We all have types of music we prefer and types that we can’t
stand. Personally, I don’t like heavy metal. I find its tone
unpleasant, its lyrics ridiculous and its melodies repetitive. I’d
rather not listen to it. I don’t dismiss it as being irrelevant,
however. I’ve seen the frenzied emotion it can invoke in its
listeners, and the passion with which they devote themselves to it.
Simply because I don’t care for it doesn’t mean it’s musically
worthless, as the vocal pinhead suggests.
I don’t know what it is about that musicology class that
attracts these people, but they all seem to sit behind me, wherever
I am. They sit there, not thinking about what’s going on, loudly
proclaiming their dislike of the subject.
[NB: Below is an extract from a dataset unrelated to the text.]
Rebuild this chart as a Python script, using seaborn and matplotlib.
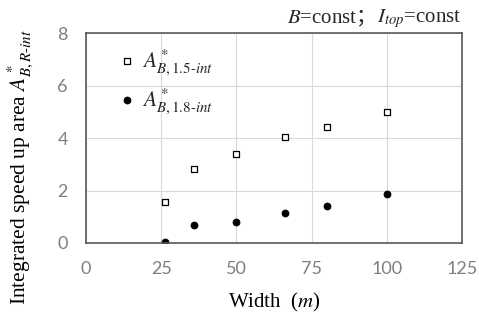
import matplotlib
matplotlib.use("Agg")
import matplotlib.pyplot as plt
import seaborn as sns
import pandas as pd

# Values
width = [26.3, 36, 50, 66.3, 80, 100]
a_15 = [1.56, 2.82, 3.39, 4.04, 4.42, 4.99]
a_18 = [0.05, 0.68, 0.80, 1.15, 1.41, 1.86]
x_ticks = [0, 25, 50, 75, 100, 125]
y_ticks = [0, 2, 4, 6, 8]

sns.set_theme(style="whitegrid")
plt.rcParams["font.family"] = ["Liberation Serif", "Noto Sans CJK SC", "DejaVu Sans"]
plt.rcParams["mathtext.fontset"] = "stix"

df = pd.DataFrame({"width": width, "a15": a_15, "a18": a_18})

fig = plt.figure(figsize=(4.79, 3.23), dpi=100)
ax = fig.add_axes([0.1795, 0.2477, 0.785, 0.650])

sns.scatterplot(data=df, x="width", y="a15", ax=ax, marker="s", s=22,
                facecolor="white", edgecolor="black", linewidth=0.9,
                label=r"$A^*_{\mathit{B,1.5}\text{-}\mathit{int}}$")
sns.scatterplot(data=df, x="width", y="a18", ax=ax, marker="o", s=26,
                color="black", edgecolor="black", linewidth=0.5,
                label=r"$A^*_{\mathit{B,1.8}\text{-}\mathit{int}}$")

ax.set_xlim(0, 125)
ax.set_ylim(0, 8)
ax.set_xticks(x_ticks)
ax.set_yticks(y_ticks)
ax.grid(True, color="#d9d9d9", linewidth=0.8)
for sp in ax.spines.values():
    sp.set_color("#595959")
    sp.set_linewidth(1.2)
ax.tick_params(axis="x", length=0, colors="#7f7f7f", pad=13)
ax.tick_params(axis="y", length=0, colors="#7f7f7f", pad=13)
for lab in ax.get_xticklabels() + ax.get_yticklabels():
    lab.set_fontfamily(["Lato", "DejaVu Sans"])
    lab.set_fontsize(13)

ax.set_xlabel(r"Width  ($m$)", fontsize=15, color="black", labelpad=10)
ax.set_ylabel(r"Integrated speed up area $A^*_{\mathit{B,R}\text{-}\mathit{int}}$",
              fontsize=15.5, color="black")
ax.yaxis.set_label_coords(-0.135, 0.36)

leg = ax.legend(loc="upper left", frameon=False, fontsize=15.5,
                handletextpad=-0.3, borderaxespad=0.0, labelspacing=0.45,
                bbox_to_anchor=(0.03, 0.975))

# title pieces: mathtext has no glyph fallback, so the full-width semicolon is its own text
y_base = 0.93
right = 0.963
t3 = fig.text(right, y_base, r"$I_{top}$=const", ha="right", va="baseline", fontsize=15)
t2 = fig.text(right, y_base, "；", ha="left", va="baseline", fontsize=15,
              fontfamily=["Noto Sans CJK SC"])
t1 = fig.text(right, y_base, r"$B$=const", ha="right", va="baseline", fontsize=15)
fig.canvas.draw()
r = fig.canvas.get_renderer()
w3 = t3.get_window_extent(r).width / fig.bbox.width
w2 = t2.get_window_extent(r).width / fig.bbox.width
t2.set_x(right - w3 - w2)
t1.set_x(right - w3 - w2 + 0.004)

fig.savefig("out.png", dpi=100)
I don’t get it, I really don’t. You don’t have to be a hardcore
music fan to appreciate a few tunes. Even if you don’t really like
them all that much, to dismiss them as being without merit is
ridiculous.
This is not to say that all music is good, either. There are
some things out there that are pretty hard to argue for – I hear
them all the time. My roommate has an album of Christmas songs
performed by bodily functions, and you really can’t support some
guy belching into a microphone as a serious musician. Just because
something has a musical note in it doesn’t make it good. The
important flip-side to that, however, is that just because a song
doesn’t have harmonious vocals, electric guitar, a good beat or
whatever doesn’t make it bad.
This seems to be a point lost on my fellow students, who offer
sentiments such as, "Dude, we’ve been here for, like, an hour – we
should go." The class is two hours of sitting around, listening to
short excerpts of popular music. It’s not like this is
thermonuclear physics or anything. Two hours of sitting in one
place, essentially listening to the radio with a colorful
commentary from the professor is not going to kill you.
I can understand that it might get a little monotonous. If
you’re not a huge fan of the day’s playlist, you could get bored.
As an alternative to listening to the professor talk, though, you
can instead watch the videos he sometimes shows. The gallery has a
response to this, as well.
"I hope he, like, plays a movie today, so I can leave."
Since we aren’t tested on the videotaped material, they use it
as an excuse to depart. God forbid there should be something
interesting on there.
I think my favorite one came from a large young man wearing
athletic warm-ups, who was so excited by the whole class that he
amused himself by throwing pieces of paper at his friends who were
sitting nearby. This young scholar proclaimed in a rush of
brilliance, "I would so not be here if Coach didn’t ask to see my
notes."
Apparently, the idea of going to class to actually learn
something (rather than just getting proof of attendance) is an
alien one. I don’t care if it’s not your favorite subject. I don’t
care if you don’t want to be there. When you sit there like a third
grader and amuse yourself at the expense of the rest of us, it kind
of gets to you.
When these whiz kids can bring themselves to think about
something class related, rather than "that party where I got so
wasted last night," they seem to have a very interesting standard
to judge the music that we’re listening to. It doesn’t matter what
the artists are saying, or which instruments they’re playing – the
important thing is the way they look.
The critics look at Little Richard and proclaim him to be "a
homo." They don’t care about Dolly Parton’s music, they prefer to
discuss her breasts.
I’m glad to have these opinions shot off all around me, but I
was not aware of the fact that Little Richard’s unusual outfits or
Parton’s figure are the driving influence behind their music.
Sure, the way the artists look when they perform is significant,
but it has no bearing whatsoever on the way they sound when we’re
listening to them on the stereo.
This half-hearted musical criticism is not limited to just the
aisles of musicology classes. You can find it wherever there’s a
radio playing. People love to shoot their mouths off about things
they don’t know very much about. (I, of course, have never done
this in my whole life.) Music seems to be a favorite target of
these attacks.
What they neglect to remember is that just because they don’t
like it, it isn’t pointless.
If you reject everything you don’t immediately like, you’re
going to lead an awfully boring life.
Hopkins thinks his own guitar playing really sucks.